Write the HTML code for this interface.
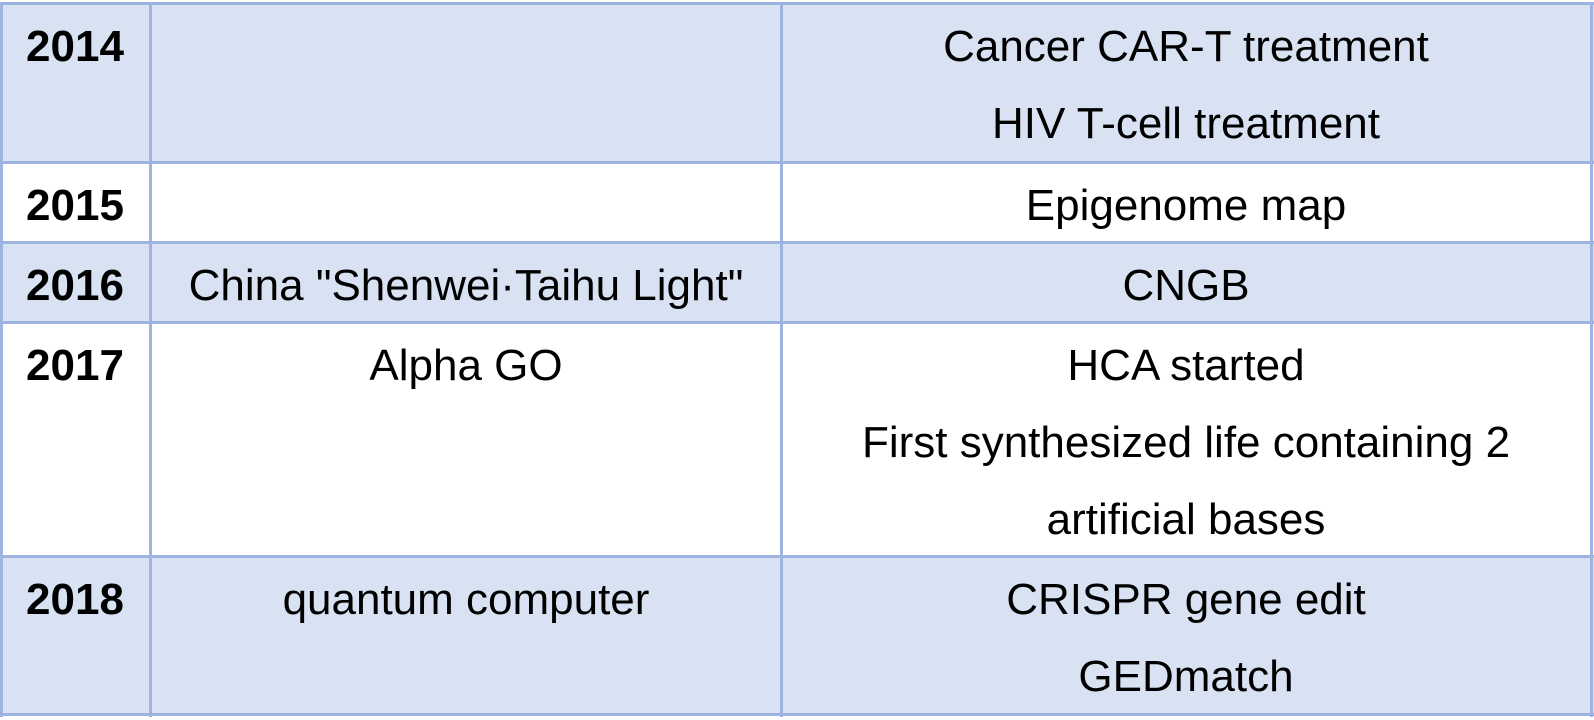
<!DOCTYPE html>
<html><head><meta charset="utf-8"><style>
html,body{margin:0;padding:0;background:#fff;width:1594px;height:720px;overflow:hidden}
.row{position:absolute;left:0;width:1594px;box-sizing:border-box}
.blue{background:#d9e2f3}
.hl{position:absolute;left:0;width:1594px;height:3px;background:#9db4e0}
.vl{position:absolute;top:2px;width:3px;height:715px;background:#9db4e0}
.cell{position:absolute;font-family:"Liberation Sans",Arial,sans-serif;font-size:44px;line-height:77px;text-align:center;color:#000;padding-top:3px}
.yr{font-weight:bold}
</style></head><body>
<div>
<div class="row blue" style="top:3px;height:159px"></div>
<div class="row" style="top:162px;height:81px"></div>
<div class="row blue" style="top:243px;height:79px"></div>
<div class="row" style="top:322px;height:235px"></div>
<div class="row blue" style="top:557px;height:159px"></div>

<div class="hl" style="top:2px"></div>
<div class="hl" style="top:161px"></div>
<div class="hl" style="top:241px"></div>
<div class="hl" style="top:321px"></div>
<div class="hl" style="top:555px"></div>
<div class="hl" style="top:713px"></div>
<div class="vl" style="left:0px"></div>
<div class="vl" style="left:149px"></div>
<div class="vl" style="left:780px"></div>
<div class="vl" style="left:1590px"></div>

<div class="cell yr" style="left:0;width:150px;top:5px">2014</div>
<div class="cell" style="left:782px;width:808px;top:5px">Cancer CAR-T treatment<br>HIV T-cell treatment</div>

<div class="cell yr" style="left:0;width:150px;top:164px">2015</div>
<div class="cell" style="left:782px;width:808px;top:164px">Epigenome map</div>

<div class="cell yr" style="left:0;width:150px;top:244px">2016</div>
<div class="cell" style="left:152px;width:628px;top:244px">China "Shenwei·Taihu Light"</div>
<div class="cell" style="left:782px;width:808px;top:244px">CNGB</div>

<div class="cell yr" style="left:0;width:150px;top:324px">2017</div>
<div class="cell" style="left:152px;width:628px;top:324px">Alpha GO</div>
<div class="cell" style="left:782px;width:808px;top:324px">HCA started<br>First synthesized life containing 2<br>artificial bases</div>

<div class="cell yr" style="left:0;width:150px;top:558px">2018</div>
<div class="cell" style="left:152px;width:628px;top:558px">quantum computer</div>
<div class="cell" style="left:782px;width:808px;top:558px">CRISPR gene edit<br>GEDmatch</div>
</div>
</body></html>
========================================================================
**TASK**
Write the material out again exactly as it appears, dropping the pictures.

**THE SOLUTION**
Write the HTML code for this interface.
<!DOCTYPE html>
<html><head><meta charset="utf-8"><style>
html,body{margin:0;padding:0;background:#fff;width:1594px;height:720px;overflow:hidden}
.row{position:absolute;left:0;width:1594px;box-sizing:border-box}
.blue{background:#d9e2f3}
.hl{position:absolute;left:0;width:1594px;height:3px;background:#9db4e0}
.vl{position:absolute;top:2px;width:3px;height:715px;background:#9db4e0}
.cell{position:absolute;font-family:"Liberation Sans",Arial,sans-serif;font-size:44px;line-height:77px;text-align:center;color:#000;padding-top:3px}
.yr{font-weight:bold}
</style></head><body>
<div>
<div class="row blue" style="top:3px;height:159px"></div>
<div class="row" style="top:162px;height:81px"></div>
<div class="row blue" style="top:243px;height:79px"></div>
<div class="row" style="top:322px;height:235px"></div>
<div class="row blue" style="top:557px;height:159px"></div>

<div class="hl" style="top:2px"></div>
<div class="hl" style="top:161px"></div>
<div class="hl" style="top:241px"></div>
<div class="hl" style="top:321px"></div>
<div class="hl" style="top:555px"></div>
<div class="hl" style="top:713px"></div>
<div class="vl" style="left:0px"></div>
<div class="vl" style="left:149px"></div>
<div class="vl" style="left:780px"></div>
<div class="vl" style="left:1590px"></div>

<div class="cell yr" style="left:0;width:150px;top:5px">2014</div>
<div class="cell" style="left:782px;width:808px;top:5px">Cancer CAR-T treatment<br>HIV T-cell treatment</div>

<div class="cell yr" style="left:0;width:150px;top:164px">2015</div>
<div class="cell" style="left:782px;width:808px;top:164px">Epigenome map</div>

<div class="cell yr" style="left:0;width:150px;top:244px">2016</div>
<div class="cell" style="left:152px;width:628px;top:244px">China "Shenwei·Taihu Light"</div>
<div class="cell" style="left:782px;width:808px;top:244px">CNGB</div>

<div class="cell yr" style="left:0;width:150px;top:324px">2017</div>
<div class="cell" style="left:152px;width:628px;top:324px">Alpha GO</div>
<div class="cell" style="left:782px;width:808px;top:324px">HCA started<br>First synthesized life containing 2<br>artificial bases</div>

<div class="cell yr" style="left:0;width:150px;top:558px">2018</div>
<div class="cell" style="left:152px;width:628px;top:558px">quantum computer</div>
<div class="cell" style="left:782px;width:808px;top:558px">CRISPR gene edit<br>GEDmatch</div>
</div>
</body></html>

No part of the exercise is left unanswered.